You can add, subtract, multiply and divide using the symbols +, -, *, /. That's pretty much it. See page 17 of the manual for more.

Remember the following:

The equals sign as a special meaning in computer programs. Think of it not as an equation to be solved, but rather as an assignment operator. The computer evalutes the expression to the right of the equals sign and puts the result in the variable to the left of the sign. For example the instruction line "b4 = b4/2" will divide variable b4 by 2 and put the result into b4. If b4 contained 14 before the instruction, it will contain 7 after. Note that the line "2 = b2 + b3" will result in an error because the computer there is no variable on the left and the computer cannot solve the equation.

IF/THEN for Program Branching

Use an if/then construct for a program that must do one thing if a condition is true (e.g. the switch is closed) and another thing if the condition is false (switch open). Here is an example:
b2 = 5
b3 = 7

start:
  if b2 < b3 then motor
  high 1                  'led on
  goto continue
motor:
  high 0                  ' motor on
continue:


The program will branch to the statement after the label "motor" because the expression between the "if" and the "then" in the if/then statement evaluated as true. See page 36 of the manual for more.

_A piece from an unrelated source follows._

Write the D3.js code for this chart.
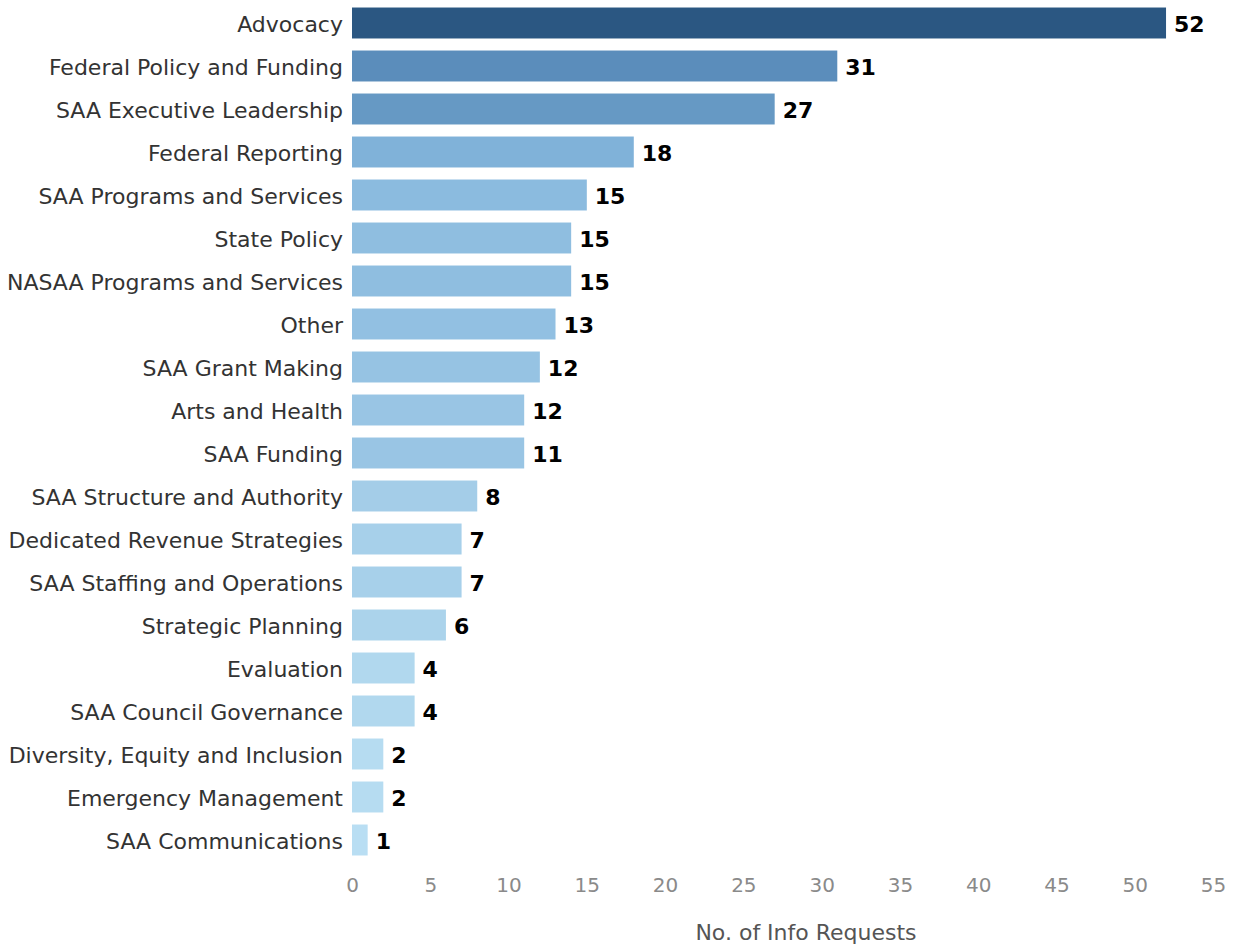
<!DOCTYPE html>
<html>
<head>
<meta charset="utf-8">
<script src="https://cdn.jsdelivr.net/npm/d3@7"></script>
<style>
  html, body { margin: 0; padding: 0; background: #fff; }
  svg { display: block; }
</style>
</head>
<body>
<svg id="chart" width="1240" height="947"></svg>
<script>
const categories = [
  "Advocacy", "Federal Policy and Funding", "SAA Executive Leadership", "Federal Reporting",
  "SAA Programs and Services", "State Policy", "NASAA Programs and Services", "Other",
  "SAA Grant Making", "Arts and Health", "SAA Funding", "SAA Structure and Authority",
  "Dedicated Revenue Strategies", "SAA Staffing and Operations", "Strategic Planning",
  "Evaluation", "SAA Council Governance", "Diversity, Equity and Inclusion",
  "Emergency Management", "SAA Communications"
];
// bar lengths as drawn in the picture
const values = [52, 31, 27, 18, 15, 14, 14, 13, 12, 11, 11, 8, 7, 7, 6, 4, 4, 2, 2, 1];
// numbers printed at bar ends
const valueLabels = [52, 31, 27, 18, 15, 15, 15, 13, 12, 12, 11, 8, 7, 7, 6, 4, 4, 2, 2, 1];
const ticks = [0, 5, 10, 15, 20, 25, 30, 35, 40, 45, 50, 55];
const axisTitle = "No. of Info Requests";

const colorStops = [1, 4, 8, 15, 18, 27, 31, 52];
const colorValues = ["#b9def3", "#b1d8ee", "#a4cde8", "#8bbbdf", "#80b2d9", "#6699c4", "#5b8dbb", "#2b5782"];

const svg = d3.select("#chart");
const x = d3.scaleLinear().domain([0, 55]).range([352, 1213]);
const y = d3.scaleBand().domain(categories).range([1.5, 861.5]).paddingInner(0.28).paddingOuter(0.14);
const color = d3.scaleLinear().domain(colorStops).range(colorValues);

const font = "'DejaVu Sans', Verdana, sans-serif";

const rows = categories.map((c, i) => ({ c, v: values[i], l: valueLabels[i] }));

svg.append("g").selectAll("rect").data(rows).join("rect")
  .attr("x", x(0))
  .attr("y", d => y(d.c))
  .attr("width", d => x(d.v) - x(0))
  .attr("height", y.bandwidth())
  .attr("fill", d => color(d.v));

// category labels
svg.append("g").selectAll("text").data(rows).join("text")
  .attr("x", 343)
  .attr("y", d => y(d.c) + y.bandwidth() / 2 + 1.5)
  .attr("dy", "0.36em")
  .attr("text-anchor", "end")
  .attr("font-family", font)
  .attr("font-size", 22)
  .attr("fill", "#333")
  .text(d => d.c);

// value labels
svg.append("g").selectAll("text").data(rows).join("text")
  .attr("x", d => x(d.v) + 8)
  .attr("y", d => y(d.c) + y.bandwidth() / 2 + 1.5)
  .attr("dy", "0.36em")
  .attr("font-family", font)
  .attr("font-weight", "bold")
  .attr("font-size", 22)
  .attr("fill", "#000")
  .text(d => d.l);

// x axis
const axis = d3.axisBottom(x).tickValues(ticks).tickSize(0).tickPadding(0);
const gx = svg.append("g").attr("transform", "translate(0,878)").call(axis);
gx.select(".domain").remove();
gx.selectAll("text")
  .attr("font-family", font)
  .attr("font-size", 20)
  .attr("fill", "#8a8a8a");

svg.append("text")
  .attr("x", 806)
  .attr("y", 940)
  .attr("text-anchor", "middle")
  .attr("font-family", font)
  .attr("font-size", 22)
  .attr("fill", "#555")
  .text(axisTitle);
</script>
</body>
</html>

FOR/NEXT for Program Looping

Us a for/next statement to repeat a chunk of code multiple times. Here is an example:
  for b4 = 1 to 5    
    high 1        ' led on
    pause 250     ' wait
    low 1         ' led off
    pause 500     ' wait
  next b4
  high 0          ' motor on
  
This will flash an LED five times. The variable b4 is initially set to 1. Then the section of code between the "for" line and the "next" line is executed. Each time through the loop, b4 is incremented by one. After the fifth time through, the program goes on to the next section of code, which in the example is to turn on the motor. See page 31 of the manual for more.